Use of the perspective throughout the novel is very interesting, as there is that outsider’s view – the one who is a minority in each instance, the one who doesn’t melt into or not allowed to feel belongingness. This exilic perspective is very well handled by Kamila Shamsie as it nowhere gets maudlin, yet manages to maintain certain objectivity as it doesn’t have to mediate between binary oppositions. The use of this perspective undercuts rooted cultural chauvinism.

Kamila Shamsie

(image from cafeletrario.blogspot.com)

All in all, Shamsie tells the story very well. Very readable, colorful, action-filled and has that little foreignness that always makes a novel attractive.

Here is an excerpt:

Later, the one who survives will remember that day as grey, but on the morning of 9 August itself both the man from Berlin, Konrad Weiss, and the schoolteacher, Hiroko Tanaka, step out of their houses and notice the perfect blueness of the sky, into which white smoke blooms from the chimneys of the munitions factories.

Konrad cannot see the chimneys themselves from his home in Minamiyamate, but for months now his thoughts have frequently wandered to the factory where Hiroko Tanaka spends her days measuring the thickness of steel with micrometers, images of classrooms swooping into her thoughts the way memories of flight might enter the minds of broken-winged birds. That morning, though, as Konrad slides open the doors that form the front and back of his small wooden caretaker’s house and looks in the direction of the smoke he makes no attempt to imagine the scene unfolding wearily on the factory floor. Hiroko has a day off – a holiday, her supervisor called it, though everyone in the factory knows there is no steel left to measure. And still so many people in Nagasaki continue to think Japan will win the war. Konrad imagines conscripts sent out at night to net the clouds and release them in the morning through factory chimneys to create the illusion of industry.

He steps on to the back porch of the house. Green and brown leaves are scattered across the grass of the large property, as though the area is a battlefield in which the soldiers of warring armies have lain down, caring for nothing in death but proximity. He looks up the slope towards Azalea Manor; in the weeks since the Kagawas departed, taking their household staff with them, everything has started to look run-down. One of the window shutters is partly ajar; when the wind picks up it takes to banging against the sill. He should secure the shutter, he knows, but it comforts him to have some sound of activity issuing from the house.

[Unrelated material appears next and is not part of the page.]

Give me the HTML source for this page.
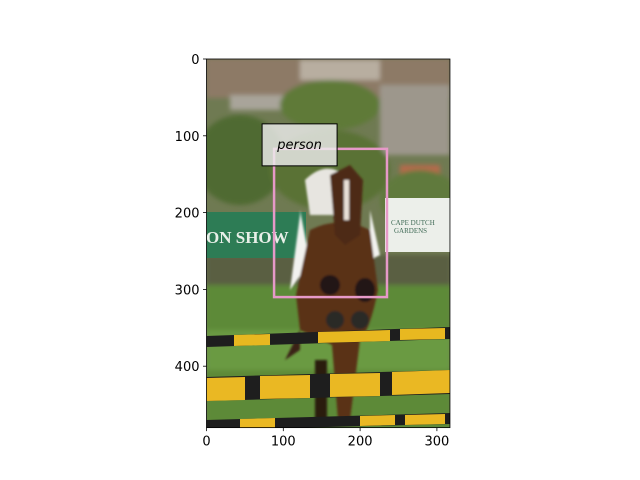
<!DOCTYPE html>
<html><head><meta charset="utf-8"><style>
html,body{margin:0;padding:0;background:#fff}
svg{display:block}
text{font-family:"DejaVu Sans","Liberation Sans",sans-serif;font-size:13px;fill:#000}
</style></head><body>
<svg id="chart" width="640" height="480" viewBox="0 0 640 480" xmlns="http://www.w3.org/2000/svg">
<defs>
<clipPath id="imgclip"><rect x="206.5" y="59" width="243.5" height="368.6"/></clipPath>
<filter id="blur"><feGaussianBlur stdDeviation="2.5"/></filter>
<filter id="blur1"><feGaussianBlur stdDeviation="1"/></filter>
</defs>
<g id="photo" clip-path="url(#imgclip)">
  <rect x="206" y="58" width="245" height="371" fill="#6f7a52"/>
  <g filter="url(#blur)">
    <rect x="206" y="58" width="245" height="40" fill="#8d7a66"/>
    <rect x="300" y="60" width="80" height="20" fill="#b8aea0"/>
    <rect x="230" y="95" width="60" height="15" fill="#a9a49a"/>
    <rect x="380" y="85" width="70" height="70" fill="#9d978c"/>
    <rect x="400" y="165" width="40" height="20" fill="#b66a4c"/>
    <ellipse cx="330" cy="105" rx="50" ry="25" fill="#5f7a38"/>
    <ellipse cx="240" cy="160" rx="45" ry="45" fill="#4f6a30"/>
    <ellipse cx="330" cy="170" rx="60" ry="40" fill="#5a7236"/>
    <ellipse cx="420" cy="200" rx="40" ry="30" fill="#607a3e"/>
    <rect x="206" y="255" width="245" height="30" fill="#5a5e42"/>
    <rect x="206" y="285" width="245" height="145" fill="#5d8a38"/>
    <rect x="206" y="330" width="245" height="40" fill="#6b9a42"/>
  </g>
  <g id="banner-left">
    <rect x="206" y="212" width="100" height="46" fill="#2d7c55"/>
    <text x="206" y="243" style="font-family:'Liberation Serif',serif;font-size:17px;font-weight:bold;fill:#e8efe8">ON SHOW</text>
  </g>
  <g id="banner-right">
    <rect x="385" y="198" width="65" height="54" fill="#ecefea"/>
    <text x="391" y="225" style="font-family:'Liberation Serif',serif;font-size:7px;fill:#3f6a55">CAPE DUTCH</text>
    <text x="394" y="233" style="font-family:'Liberation Serif',serif;font-size:7px;fill:#3f6a55">GARDENS</text>
  </g>
  <g id="horse" filter="url(#blur1)">
    <path d="M305,180 Q325,160 345,175 L355,200 L340,215 L310,215 Z" fill="#e7e5e0"/>
    <path d="M300,210 L310,262 L290,290 L300,215 Z" fill="#f2f2ef"/>
    <path d="M370,210 L380,255 L370,260 Z" fill="#f2f2ef"/>
    <path d="M310,230 Q340,215 370,230 L378,290 Q370,330 360,340 L350,420 L338,420 L332,345 L300,330 L296,295 Z" fill="#5a3018"/>
    <path d="M330,175 L350,165 L363,180 L360,235 L345,245 L335,235 Z" fill="#4d2a14"/>
    <rect x="344" y="180" width="5" height="40" fill="#e8e0d8"/>
    <path d="M300,330 L285,360 L300,350 Z" fill="#3a2418"/>
    <rect x="315" y="360" width="12" height="60" fill="#2a1a10"/>
    <ellipse cx="330" cy="285" rx="10" ry="10" fill="#241612"/>
    <ellipse cx="365" cy="290" rx="10" ry="12" fill="#241612"/>
    <ellipse cx="360" cy="320" rx="9" ry="9" fill="#2c2a28"/>
    <ellipse cx="335" cy="320" rx="9" ry="9" fill="#2c2a28"/>
  </g>
  <g id="poles">
    <polygon points="206,336 450,327 450,339 206,347" fill="#1e1e1e"/>
    <polygon points="234,335 270,334 270,345 234,346" fill="#e8b820"/>
    <polygon points="318,332 390,330 390,341 318,343" fill="#e8b820"/>
    <polygon points="400,329 445,328 445,339 400,340" fill="#e8b820"/>
    <polygon points="206,377 450,370 450,394 206,401" fill="#1e1e1e"/>
    <polygon points="206,378 245,377 245,400 206,401" fill="#eab823"/>
    <polygon points="260,376 310,375 310,398 260,399" fill="#eab823"/>
    <polygon points="330,374 380,373 380,396 330,397" fill="#eab823"/>
    <polygon points="392,372 450,370 450,393 392,395" fill="#eab823"/>
    <polygon points="206,420 450,413 450,424 206,430" fill="#1e1e1e"/>
    <polygon points="240,419 275,418 275,428 240,429" fill="#eab823"/>
    <polygon points="360,416 395,415 395,425 360,426" fill="#eab823"/>
    <polygon points="405,415 445,414 445,424 405,425" fill="#eab823"/>
  </g>
</g>
<g id="axes"></g>
<g id="boxes"></g>
</svg>
<script>
const xTicks = [0, 100, 200, 300];
const yTicks = [0, 100, 200, 300, 400];
const boxLabels = ["person"];
const boxX = [88];
const boxY = [117];
const boxW = [147];
const boxH = [193];
const imgW = 317, imgH = 480;
const X0 = 206.5, Y0 = 59, S = 0.768;
const sx = v => X0 + v * S;
const sy = v => Y0 + v * S;
const NS = "http://www.w3.org/2000/svg";
function mk(tag, attrs, parent) {
  const e = document.createElementNS(NS, tag);
  for (const k in attrs) e.setAttribute(k, attrs[k]);
  parent.appendChild(e);
  return e;
}
const axes = document.getElementById("axes");
const frame = mk("rect", {x: sx(0), y: sy(0), width: imgW * S, height: imgH * S, fill: "none", stroke: "#000", "stroke-width": 0.8}, axes);


xTicks.forEach(t => {
  const g = mk("g", {}, axes);
  
  
  mk("line", {x1: sx(t), x2: sx(t), y1: sy(imgH), y2: sy(imgH) + 3.5, stroke: "#000", "stroke-width": 0.8}, g);
  const tx = mk("text", {x: sx(t), y: sy(imgH) + 18, "text-anchor": "middle"}, g);
  tx.textContent = t;
});
yTicks.forEach(t => {
  const g = mk("g", {}, axes);
  
  
  mk("line", {x1: sx(0) - 3.5, x2: sx(0), y1: sy(t), y2: sy(t), stroke: "#000", "stroke-width": 0.8}, g);
  const tx = mk("text", {x: sx(0) - 7, y: sy(t) + 5, "text-anchor": "end"}, g);
  tx.textContent = t;
});
const boxes = document.getElementById("boxes");
boxLabels.forEach((lab, i) => {
  const r = mk("rect", {x: sx(boxX[i]), y: sy(boxY[i]), width: boxW[i] * S, height: boxH[i] * S, fill: "none", stroke: "#e699c8", "stroke-width": 2.5}, boxes);
  
  
  const lx = sx(boxX[i]) - 12, ly = sy(boxY[i]) - 25;
  const bg = mk("rect", {x: lx, y: ly, width: 75, height: 42, fill: "rgba(235,235,235,0.82)", stroke: "#000", "stroke-width": 1}, boxes);
  
  
  const t = mk("text", {x: lx + 37.5, y: ly + 25, "text-anchor": "middle", "font-style": "italic", style: "font-size:13px"}, boxes);
  
  
  t.textContent = lab;
});
</script>
</body></html>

Azalea Manor. In ’38 when he stepped for the first time through its sliding doors into a grand room of marble floor and Venetian fireplace it was the photographs along the wall that had captured his attention rather than the mad mixture of Japanese and European architectural styles: all taken in the grounds of Azalea Manor while some party was in progress, Europeans and Japanese mixing uncomplicatedly. He had believed the promise of the photographs and felt unaccustomedly grateful to his English brother-in-law James Burton who had told him weeks earlier that he was no longer welcome at the Burton home in Delhi with the words, ‘There’s a property in Nagasaki. Belonged to George – an eccentric bachelor uncle of mine who died there a few months ago. Some Jap keeps sending me telegrams asking what’s to be done with it. Why don’t you live there for a while? As long as you like.’ Konrad knew nothing about Nagasaki – except, to its credit, that it was not Europe and it was not where James and Ilse lived – and when he sailed into the harbour of the purple-roofed city laid out like an amphitheatre he felt he was entering a world of enchantment. Seven years later much of the enchantment remains – the glassy loveliness of frost flowers in winter, seas of blue azaleas in summer, the graceful elegance of the Euro-Japanese buildings along the seafront – but war fractures every view. Or closes off the view completely. Those who go walking in the hills have been warned against looking down towards the shipyard where the battleship Musashi is being built under such strict secrecy that heavy curtains have been constructed to block its view from all passers-by.

Functional, Hiroko Tanaka thinks, as she stands on the porch of her house in Urakami and surveys the terraced slopes, the still morning alive with the whirring of cicadas. If there were an adjective to best describe how war has changed Nagasaki, she decides, that would be it. Everything distilled or distorted into its most functional form. She walked past the vegetable patches on the slopes a few days ago and saw the earth itself furrowing in mystification: why potatoes where once there were azaleas? What prompted this falling-off of love? How to explain to the earth that it was more functional as a vegetable patch than a flower garden, just as factories were more functional than schools and boys were more functional as weapons than as humans.